Hi Hari,
The rule for augmented assignment operators such as +=
is that, like
other operators, they call a special “dunder” (double-underscore) method
to allow classes to customise what the operation does.
If the special dunder operation doesn’t exist, then the augmented
assignment falls back on the ordinary operator.
So the operation:
obj += x
turns into something like this in the interpreter:
-
Does obj
have the special method __iadd__
?
-
If so, then run obj = obj.__iadd__(x)
.
-
If not, then run obj = obj + x
.
For integers, there is no special __iadd__
method, and so the +=
operation is just syntactic sugar for n = n + m
. Same for strings.
But lists do define a special __iadd__
method, making it an inplace
concatenation.
For lists, +
does list concatenation:
mylist + x
requires x to be a list, and it returns a new list formed by
concatenating all the items of mylist and the items of x.
mylist = [10, 20]
new = mylist + [30, 40] # Can only add list to list.
print(new)
prints a new list, [10, 20, 30, 40]
while leaving the original mylist
untouched.
But augmented assignment +=
does in-place concatenation:
mylist += x
and x can be any sequence, not just a list, and it concatenates the
items of x to mylist in-place. It does not create a new list.
mylist = [10, 20]
mylist += [30, 40] # mylist is now [10, 20, 30, 40]
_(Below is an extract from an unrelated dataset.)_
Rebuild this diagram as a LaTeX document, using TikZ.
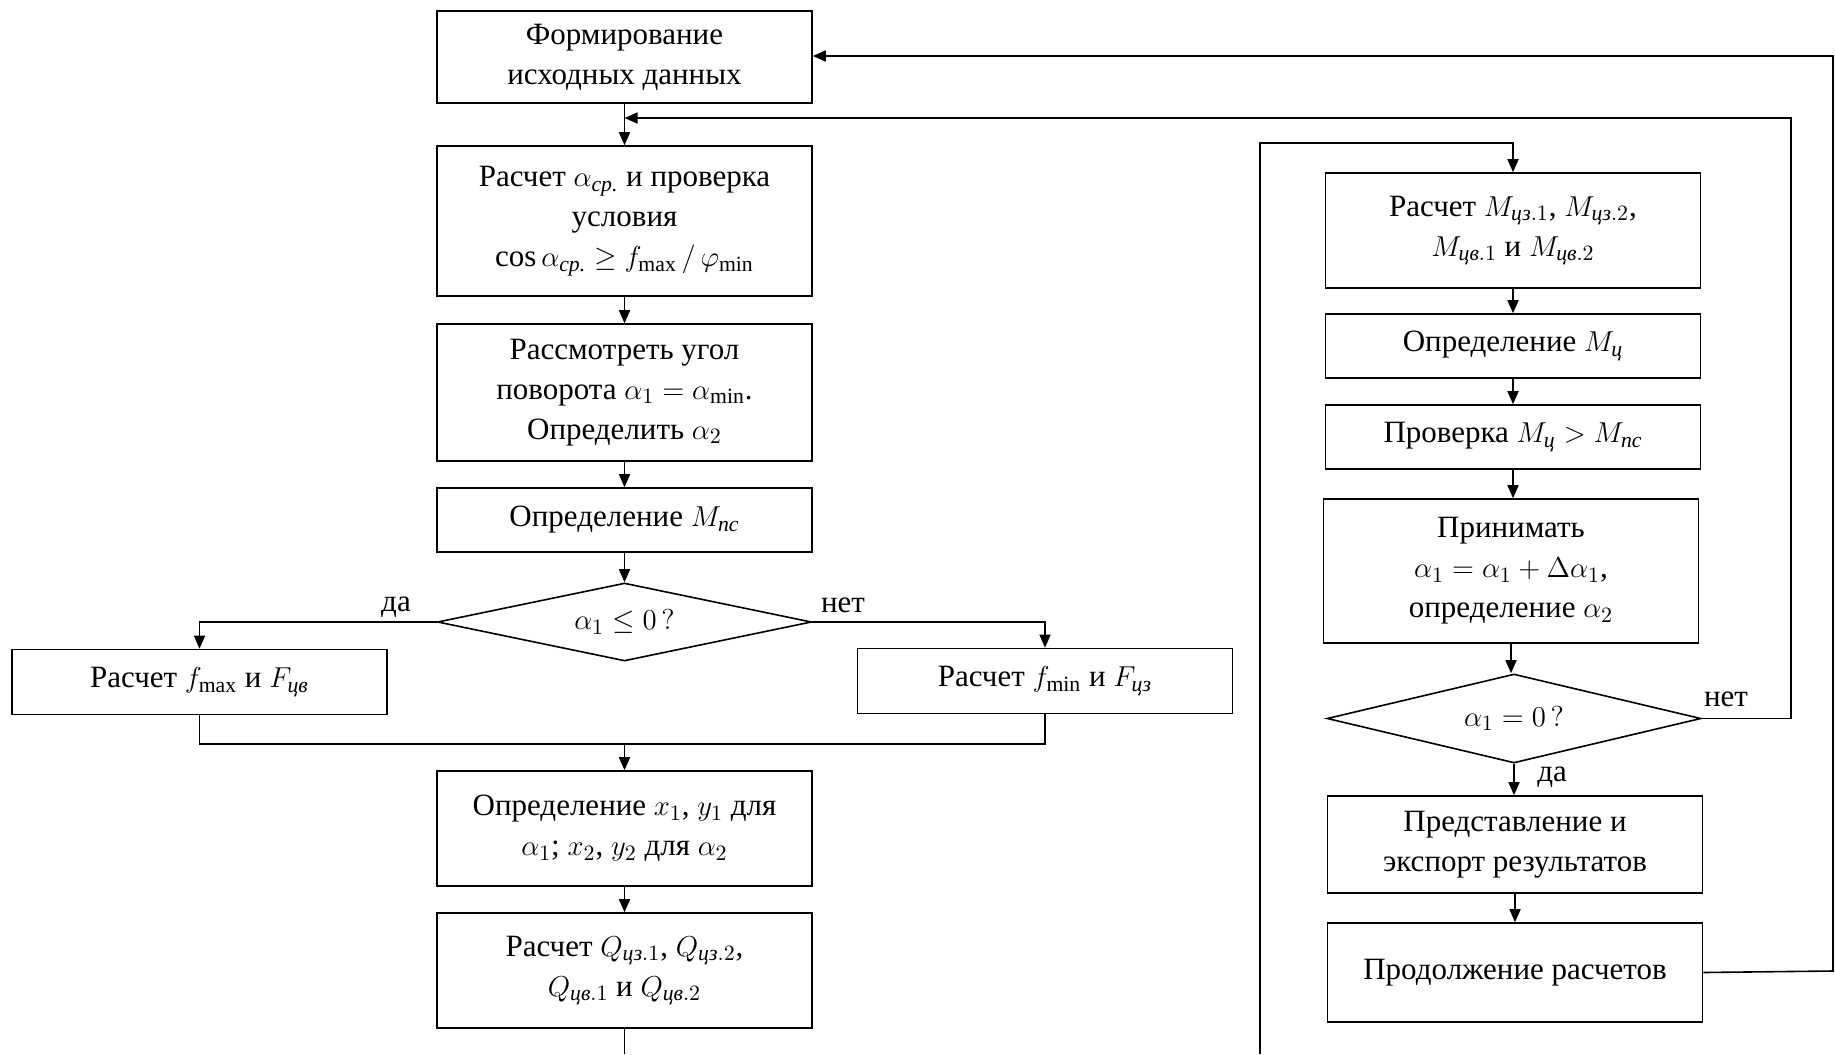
\documentclass[tikz,border=0pt]{standalone}
\usepackage{amsmath}
\usepackage{fontspec}
\setmainfont{Liberation Serif}
\usetikzlibrary{shapes.geometric,arrows.meta,calc}
\newcommand{\cs}[1]{\text{\itshape #1}}
\begin{document}
\begin{tikzpicture}[x=0.5pt,y=-0.5pt,
  every node/.style={font=\fontsize{15.5}{20}\selectfont},
  box/.style={draw,line width=0.8pt,minimum width=187.5pt,align=center,inner sep=2pt},
  dia/.style={draw,line width=0.8pt,diamond,shape aspect=6,inner sep=0pt,minimum width=187pt},
  lab/.style={inner sep=0pt},
  ln/.style={line width=0.8pt},
  arr/.style={line width=0.8pt,-{Triangle[length=6.5pt,width=5.5pt]}}]
\useasboundingbox (0,0) rectangle (1835,1054);
% main column
\node[box,minimum height=46pt] (b1) at (624.5,57) {Формирование\\исходных данных};
\node[box,minimum height=75pt] (b2) at (624.5,221) {Расчет $\alpha_{\cs{ср.}}$ и проверка\\условия\\$\cos\alpha_{\cs{ср.}} \geq f_{\max}\,/\,\varphi_{\min}$};
\node[box,minimum height=68.5pt] (b3) at (624.5,392.5) {Рассмотреть угол\\поворота $\alpha_1 = \alpha_{\min}$.\\Определить $\alpha_2$};
\node[box,minimum height=32pt] (b4) at (624.5,520) {Определение $M_{\cs{пс}}$};
\node[dia,minimum height=39pt] (d1) at (624.5,622) {$\alpha_1 \leq 0\,?$};
\node[box,minimum height=32.5pt] (bl) at (199.5,682) {Расчет $f_{\max}$ и $F_{\cs{цв}}$};
\node[box,minimum height=32.5pt] (br) at (1045,681) {Расчет $f_{\min}$ и $F_{\cs{цз}}$};
\node[box,minimum height=57.5pt] (b5) at (624.5,828.5) {Определение $x_1$, $y_1$ для\\$\alpha_1$; $x_2$, $y_2$ для $\alpha_2$};
\node[box,minimum height=57.5pt] (b6) at (624.5,970.5) {Расчет $Q_{\cs{цз}.1}$, $Q_{\cs{цз}.2}$,\\$Q_{\cs{цв}.1}$ и $Q_{\cs{цв}.2}$};
% right column
\node[box,minimum height=57.5pt] (r1) at (1513,230.5) {Расчет $M_{\cs{цз}.1}$, $M_{\cs{цз}.2}$,\\$M_{\cs{цв}.1}$ и $M_{\cs{цв}.2}$};
\node[box,minimum height=32pt] (r2) at (1513,346) {Определение $M_{\cs{ц}}$};
\node[box,minimum height=32pt] (r3) at (1513,437) {Проверка $M_{\cs{ц}} > M_{\cs{пс}}$};
\node[box,minimum height=72pt] (r4) at (1511,571) {Принимать\\$\alpha_1 = \alpha_1 + \Delta\alpha_1$,\\определение $\alpha_2$};
\node[dia,minimum height=44.5pt] (d2) at (1514,718.5) {$\alpha_1 = 0\,?$};
\node[box,minimum height=48.5pt] (r5) at (1515,844.5) {Представление и\\экспорт результатов};
\node[box,minimum height=49.5pt] (r6) at (1515,972.5) {Продолжение расчетов};
% labels
\node[lab] (l1) at (396,607) {да};
\node[lab] (l2) at (843,605) {нет};
\node[lab] (l3) at (1726,699) {нет};
\node[lab] (l4) at (1552,777) {да};
% helper coordinates
\coordinate (m) at (624.5,744);
\coordinate (j) at (624.5,118);
\coordinate (c1) at (1833,971);
\coordinate (c2) at (1833,56);
\coordinate (c3) at (1791,718.5);
\coordinate (c4) at (1791,118);
\coordinate (ls) at (1260,1054);
\coordinate (lc) at (1513,143);
\coordinate (bend) at (624.5,1054);
% connectors main
\draw[arr] (b1) -- (b2);
\draw[arr] (b2) -- (b3);
\draw[arr] (b3) -- (b4);
\draw[arr] (b4) -- (d1);
\draw[arr] (d1.west) -| (bl.north);
\draw[arr] (d1.east) -| (br.north);
\draw[ln] (bl.south) |- (m) -| (br.south);
\draw[arr] (m) -- (b5);
\draw[arr] (b5) -- (b6);
\draw[ln] (b6.south) -- (bend);
% connectors right
\draw[arr] (ls) |- (lc) -- (r1.north);
\draw[arr] (r1) -- (r2);
\draw[arr] (r2) -- (r3);
\draw[arr] (r3.south) -- (r3.south |- r4.north);
\draw[arr] (r4.south) -- (r4.south |- d2.north);
\draw[arr] (d2.south) -- (d2.south |- r5.north);
\draw[arr] (r5) -- (r6);
% loops
\draw[arr] (r6.east) -- (c1) -- (c2) -- (b1.east |- c2);
\draw[arr] (d2.east) -- (c3) -- (c4) -- (j);
\end{tikzpicture}
\end{document}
mylist += (50, 60) # tuples are okay, not just lists
mylist += "xyz" # strings are sequences too!
print(mylist)
will print [10, 20, 30, 40, 50, 60, 'x', 'y', 'z']
.
So +
and +=
for lists are still concatenation, just slightly
different versions:
-
+
is list-to-list concatenation, and returns a new list
-
+=
concatenates the items of any sequence or iterator to the
existing list, in-place.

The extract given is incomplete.